Using trait-based assessments to develop and implement on-the-ground climate adaptation projects for species

Dr Nikhil Advani1

1World Wildlife Fund, Washington, United States

World Wildlife Fund is working with partners around the world to better understand how a changing climate is impacting wildlife and developing and implementing appropriate solutions. Changes in climate and extreme weather events have already begun to affect biodiversity across the globe. In addition to direct impacts on wildlife, climate change exacerbates other threats like habitat destruction, poaching, and overexploitation. Conservationists need to understand these problems and develop solutions to protect wildlife in a rapidly changing environment.

This talk will explore how we are assessing WWF priority species to determine traits that make them resilient or vulnerable to changes in climate.
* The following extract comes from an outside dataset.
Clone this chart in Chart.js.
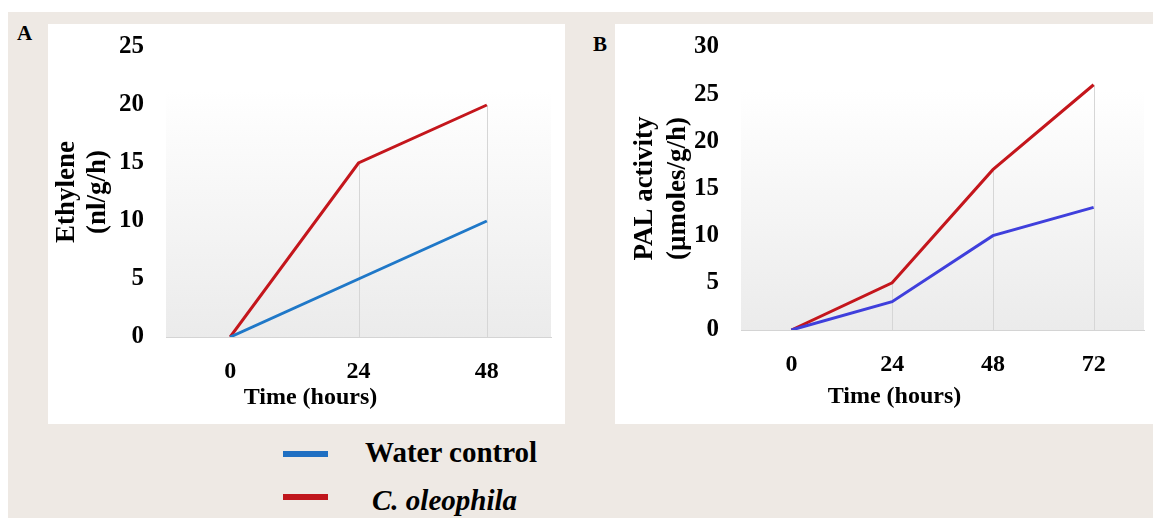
<!DOCTYPE html>
<html>
<head>
<meta charset="utf-8">
<script src="https://cdn.jsdelivr.net/npm/chart.js@4.4.1/dist/chart.umd.min.js"></script>
<style>
  body{margin:0;width:1153px;height:518px;overflow:hidden;background:#fff;position:relative;font-family:"Liberation Serif","Times New Roman",serif;}
  #bg{position:absolute;left:8px;top:12px;right:0;bottom:0;background:#eee9e4;}
  .panel{position:absolute;top:24px;height:400px;background:#fff;}
  #pA{left:48px;width:517px;}
  #pB{left:615px;width:538px;}
  .tag{position:absolute;font-weight:bold;font-size:21px;line-height:21px;color:#000;}
  .key{position:absolute;left:283px;width:45px;height:6px;}
  .keytxt{position:absolute;font-weight:bold;font-size:29px;line-height:30px;color:#000;}
</style>
</head>
<body>
<div id="bg"></div>
<div class="tag" style="left:17px;top:23px">A</div>
<div class="tag" style="left:593px;top:34px">B</div>
<div class="panel" id="pA"><canvas id="chartA"></canvas></div>
<div class="panel" id="pB"><canvas id="chartB"></canvas></div>

<div class="key" style="top:451px;background:#1f6fc2"></div>
<div class="keytxt" style="left:365px;top:437px">Water control</div>
<div class="key" style="top:494px;background:#c0161c"></div>
<div class="keytxt" style="left:372px;top:485px;font-style:italic">C. oleophila</div>

<script>
// chart values
const timesA = ['0', '24', '48'];
const waterA = [0, 5, 10];
const oleoA = [0, 15, 20];

const timesB = ['0', '24', '48', '72'];
const waterB = [0, 3, 10, 13];
const oleoB = [0, 5, 17, 26];

const yMaxA = 25;
const yMaxB = 30;
const yStep = 5;

const serif = '"Liberation Serif", "Times New Roman", serif';
// the x title sits left of the plot centre in the original, trailing em spaces push it over
const xTitle = 'Time (hours)' + '\u2003'.repeat(4);

// plot area shading, white on top to light gray at the axis
const plotFill = {
  id: 'plotFill',
  beforeDraw(chart){
    const {ctx, chartArea:a} = chart;
    const g = ctx.createLinearGradient(0, a.top, 0, a.bottom);
    g.addColorStop(0, '#ffffff');
    g.addColorStop(0.15, '#ffffff');
    g.addColorStop(1, '#ebebeb');
    ctx.save();
    ctx.fillStyle = g;
    ctx.fillRect(a.left, a.top, a.right - a.left, a.bottom - a.top);
    ctx.restore();
  }
};

// excel style drop lines from the highest point down to zero
const dropLines = {
  id: 'dropLines',
  beforeDatasetsDraw(chart){
    const ctx = chart.ctx, xs = chart.scales.x, ys = chart.scales.y;
    ctx.save();
    ctx.strokeStyle = '#d6d6d6';
    ctx.lineWidth = 1;
    chart.data.labels.forEach((l, i)=>{
      const top = Math.max(...chart.data.datasets.map(d=>d.data[i]));
      if(top <= 0) return;
      const px = Math.round(xs.getPixelForValue(i)) + 0.5;
      ctx.beginPath();
      ctx.moveTo(px, ys.getPixelForValue(top));
      ctx.lineTo(px, ys.getPixelForValue(0));
      ctx.stroke();
    });
    ctx.restore();
  }
};

function makeChart(id, labels, water, oleo, waterColor, yMax, yTitle, lay){
  const ctx = document.getElementById(id).getContext('2d');
  return new Chart(ctx, {
    type: 'line',
    data: {
      labels: labels,
      datasets: [
        {label:'Water control', data:water, borderColor:waterColor, borderWidth:3, pointRadius:0, tension:0, fill:false},
        {label:'C. oleophila', data:oleo, borderColor:'#c4161c', borderWidth:3, pointRadius:0, tension:0, fill:false}
      ]
    },
    options: {
      responsive: true,
      maintainAspectRatio: false,
      animation: false,
      layout: {padding: {left:0, top:23, right:lay.right, bottom:0}},
      plugins: {legend:{display:false}, tooltip:{enabled:false}},
      scales: {
        x: {
          offset: true,
          grid: {display:false, drawTicks:false},
          border: {display:true, color:'#d4d4d4', width:1},
          ticks: {padding:20, color:'#000', maxRotation:0, font:{family:serif, size:24, weight:'bold'}},
          title: {display:true, text:xTitle, color:'#000',
                  font:{family:serif, size:24, weight:'bold', lineHeight:1.2},
                  padding:{top:0, bottom:lay.xTitlePad}},
          afterFit(s){ s.height = lay.xHeight; }
        },
        y: {
          min: 0, max: yMax,
          grid: {display:false, drawTicks:false},
          border: {display:false},
          ticks: {stepSize:yStep, padding:22, color:'#000', font:{family:serif, size:25, weight:'bold'}},
          title: {display:true, text:yTitle, color:'#000',
                  font:{family:serif, size:27, weight:'bold', lineHeight:lay.titleLH},
                  padding:{top:lay.yTitlePad, bottom:0}},
          afterFit(s){
            s.width = lay.yWidth;
            // let the layout padding alone decide where the plot top is
            s.paddingTop = 0;
            s.paddingBottom = 0;
          }
        }
      }
    },
    plugins: [plotFill, dropLines]
  });
}

makeChart('chartA', timesA, waterA, oleoA, '#1f78c8', yMaxA, ['Ethylene', '(nl/g/h)'],
  {right:14, xHeight:87, xTitlePad:11.6, yWidth:118, titleLH:1.15, yTitlePad:3.5});
makeChart('chartB', timesB, waterB, oleoB, '#3f3fdc', yMaxB, ['PAL activity', '(µmoles/g/h)'],
  {right:9, xHeight:94, xTitlePad:12.6, yWidth:126, titleLH:1.22, yTitlePad:13.5});
</script>
</body>
</html>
For each species, we assess their sensitivity and exposure to change, their capacity to adapt, and any other relevant threats. The findings of these assessments are then used to develop climate-adaptive management recommendations.

The talk will also explore projects we are piloting in the field, based on our research findings. This will include projects from our recently launched Wildlife Adaptation Innovation Fund.


Dr. Nikhil Advani leads WWF’s work on climate, communities and wildlife. This includes researching how wildlife and rural communities are being affected by changes in weather and climate, and developing and implementing solutions to help them adapt. Nikhil’s recent projects include an initiative to crowdsource this data (WWF Climate Crowd), a Wildlife and Climate assessment series, creation of a Wildlife Adaptation Innovation Fund, and he serves as an activity lead on the IUCN SSC Climate Change Specialist Group.

Nikhil was born and brought up in Kenya, and went on to pursue his bachelor’s degree and Ph.D. at The University of Texas at Austin. His thesis focused on gaining a better mechanistic understanding of species response to climate change, using the Glanville Fritillary butterfly as a model species. He then worked for the Nature Conservancy in Texas, prior to joining WWF in 2013.